"Weak" teaching is restricting efforts to improve primary school pupils' reading and writing performances, a report suggests.
Ofsted called for better teacher training
In a third of lessons, the quality of tuition was "satisfactory" at best, with one in eight worse than that, the education watchdog Ofsted found.
However, it was "good" in just over half of English and maths classes.
National numeracy and literacy standards for England were introduced in 1998 and 1999 respectively.
Chief schools inspector David Bell said the government was likely to continue to miss its primary school test result targets and demanded better teacher training.
Since the national literacy strategy was introduced, only eight out
of 150 local education authorities have seen the proportion of 11 year olds reaching the required standard in English rise every year.
Only seven have managed this in numeracy.
However, a Department for Education and Skills spokesman said: "Six years ago, only around 65% of 11 year olds achieved the expected level for their age.
"This year 75% of pupils achieved the expected level in English, 10 percentage points more than in 1998 and 73% of pupils achieved the expected level in maths, a 14% rise from five years ago.
"This means that around 84,000 more 11 year olds are achieving the expected level in maths than in 1998 and around 60,000 more are doing so in English."
Ofsted found that in some schools teachers talked at their pupils too much, leaving them with too little time to speak themselves and collaborate with each other.
Too many head teachers and senior staff were failing to tackle poor teaching.
The government said the strategies had been its biggest success in education before the last election.
But 11 year olds' English scores have not improved since 2000.
At age seven a third of pupils were going into the next stage with reading skills poor enough to set them up for failure at age 11, Ofsted said.
The picture was worse in writing, where just under 40% transferred with attainment below that level, including nearly half of all boys.
With the 2002 targets missed, ministers now hope that those set for next year - that 85% of 11-year-olds will reach the required standard in English and maths - will be achieved by 2006.
Mr Bell said: "Clearly, one has to say it looks rather unlikely, given
the trend of the past four years - that's just a statement of the obvious."

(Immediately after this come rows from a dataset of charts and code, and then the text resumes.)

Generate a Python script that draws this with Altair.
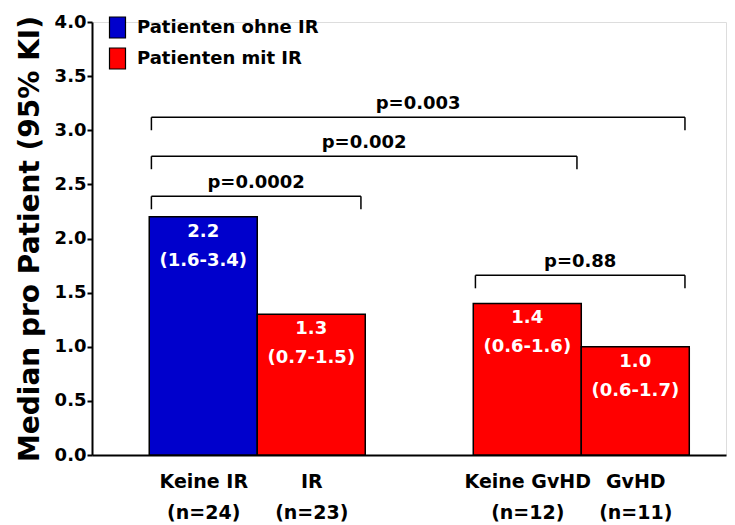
import altair as alt
import pandas as pd

# ---- data ----
categories = ["Keine IR", "IR", "Keine GvHD", "GvHD"]
n_labels = ["(n=24)", "(n=23)", "(n=12)", "(n=11)"]
slots = [1, 2, 4, 5]
medians = [2.2, 1.3, 1.4, 1.0]
ci = ["(1.6-3.4)", "(0.7-1.5)", "(0.6-1.6)", "(0.6-1.7)"]
groups = ["Patienten ohne IR", "Patienten mit IR", "Patienten mit IR", "Patienten mit IR"]
legend_order = ["Patienten ohne IR", "Patienten mit IR"]
legend_colors = ["#0000CC", "#FF0000"]

bracket_from = [0, 0, 0, 2]
bracket_to = [1, 2, 3, 3]
bracket_y = [2.39, 2.76, 3.12, 1.66]
p_values = ["p=0.0002", "p=0.002", "p=0.003", "p=0.88"]

y_ticks = [0, 0.5, 1.0, 1.5, 2.0, 2.5, 3.0, 3.5, 4.0]

# ---- tables ----
bars = pd.DataFrame({
    "cat": categories,
    "slot": slots,
    "x0": [s - 0.5 for s in slots],
    "x1": [s + 0.5 for s in slots],
    "base": [0] * len(slots),
    "median": medians,
    "group": groups,
    "label": [f"{m:.1f}\n{c}" for m, c in zip(medians, ci)],
})

drop = 0.12
h_rows, v_rows, t_rows = [], [], []
for a, b, yv, p in zip(bracket_from, bracket_to, bracket_y, p_values):
    xl = slots[a] - 0.48
    xr = slots[b] + 0.46
    h_rows.append({"x": xl, "x2": xr, "y": yv})
    v_rows.append({"x": xl, "y": yv, "y2": yv - drop})
    v_rows.append({"x": xr, "y": yv, "y2": yv - drop})
    t_rows.append({"x": (xl + xr) / 2, "y": yv, "p": p})
hdf = pd.DataFrame(h_rows)
vdf = pd.DataFrame(v_rows)
tdf = pd.DataFrame(t_rows)

# x-axis label expression (two lines per label)
parts = []
for s, c, n in zip(slots, categories, n_labels):
    parts.append(f"datum.value == {s} ? ['{c}', '{n}'] : ")
label_expr = "".join(parts) + "''"

FONT = "DejaVu Sans"
xscale = alt.Scale(domain=[-0.03, 5.84], nice=False, zero=False)
yscale = alt.Scale(domain=[0, 4], nice=False)

x_axis = alt.Axis(
    values=slots, labelExpr=label_expr, ticks=False, grid=False, title=None,
    domainColor="black", domainWidth=2, labelFont=FONT, labelFontWeight="bold",
    labelFontSize=19, labelLineHeight=31, labelPadding=17, labelColor="black",
    labelOverlap=False, labelFlush=False, labelBaseline="top",
)
y_axis = alt.Axis(
    values=y_ticks, format=".1f", grid=False, title="Median pro Patient (95% KI)",
    domainColor="black", domainWidth=2, tickColor="black", tickWidth=2, tickSize=5,
    labelFont=FONT, labelFontWeight="bold", labelFontSize=18, labelColor="black",
    labelPadding=1, titleFont=FONT, titleFontWeight="bold", titleFontSize=28,
    titleColor="black", titlePadding=10,
)

base_bars = alt.Chart(bars).mark_bar(stroke="black", strokeWidth=1.5).encode(
    x=alt.X("x0:Q", scale=xscale, axis=x_axis),
    x2="x1:Q",
    y=alt.Y("median:Q", scale=yscale, axis=y_axis),
    y2="base:Q",
    fill=alt.Fill(
        "group:N",
        scale=alt.Scale(domain=legend_order, range=legend_colors),
        sort=legend_order,
        legend=alt.Legend(
            title=None, orient="none", legendX=14, legendY=-6,
            symbolType="M-0.762,-1L0.762,-1L0.762,1L-0.762,1Z", symbolSize=441,
            symbolStrokeColor="black", symbolStrokeWidth=1.2,
            labelFont=FONT, labelFontWeight="bold", labelFontSize=18,
            labelColor="black", labelOffset=8, rowPadding=4, labelLimit=0,
        ),
    ),
)

bar_text = alt.Chart(bars).mark_text(
    font=FONT, fontWeight="bold", fontSize=18, color="white",
    baseline="top", dy=6, lineBreak="\n", lineHeight=29,
).encode(
    x=alt.X("slot:Q", scale=xscale),
    y=alt.Y("median:Q", scale=yscale),
    text="label:N",
)

h_lines = alt.Chart(hdf).mark_rule(color="black", strokeWidth=1.5).encode(
    x=alt.X("x:Q", scale=xscale), x2="x2:Q", y=alt.Y("y:Q", scale=yscale)
)
v_lines = alt.Chart(vdf).mark_rule(color="black", strokeWidth=1.5).encode(
    x=alt.X("x:Q", scale=xscale), y=alt.Y("y:Q", scale=yscale), y2="y2:Q"
)
p_text = alt.Chart(tdf).mark_text(
    font=FONT, fontWeight="bold", fontSize=18, color="black",
    baseline="alphabetic", dy=-8,
).encode(
    x=alt.X("x:Q", scale=xscale),
    y=alt.Y("y:Q", scale=yscale),
    text="p:N",
)

chart = alt.layer(base_bars, bar_text, h_lines, v_lines, p_text).properties(
    width=634, height=433,
    padding={"left": 84, "top": 14, "right": 1, "bottom": 68},
    autosize=alt.AutoSizeParams(type="none"),
).configure_view(stroke=None).configure(font=FONT)

chart.save("out.html", embed_options={"renderer": "svg", "actions": False})
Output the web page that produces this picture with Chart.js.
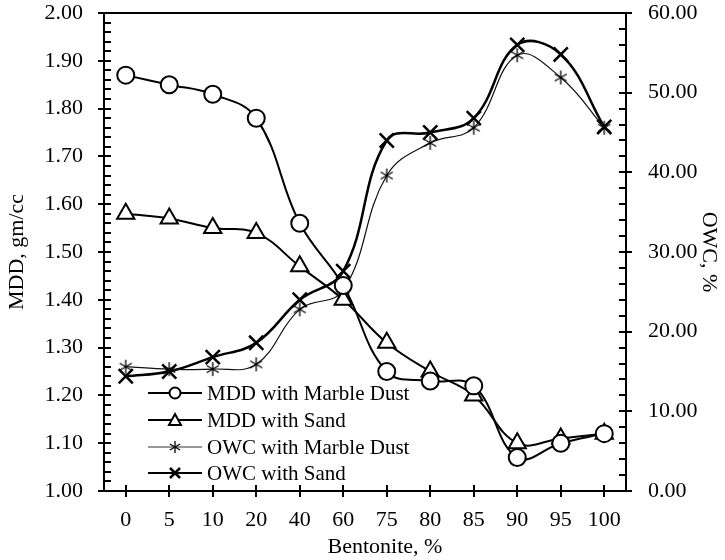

Mr Bell said some teachers had only a limited grasp of how to
"develop" the subject.
He added: "You need to know what happens next. Where teachers don't know that kind of knowledge they tend to be limited and therefore tend to be rather insecure in encouraging pupils to do more."
He urged the government to direct energy and resources at schools and LEAs that were failing.
Schools minister Stephen Twigg said: "Everyone would like to see faster progress for those 11 year olds not currently reaching the expected standard, but I am confident that the measures in place to raise primary school standards further are the right approach."
Eamonn O'Kane, general secretary of the NASUWT teachers' union, said: "The comments of the chief inspector will do little to boost teacher morale or improve retention within the profession.
"Seven out of eight classes have been shown to be satisfactory or better and the vast majority of results have remained at the same level or improved.
"Where there are problems, it is quite clear that extra resources should be deployed to help schools and teachers."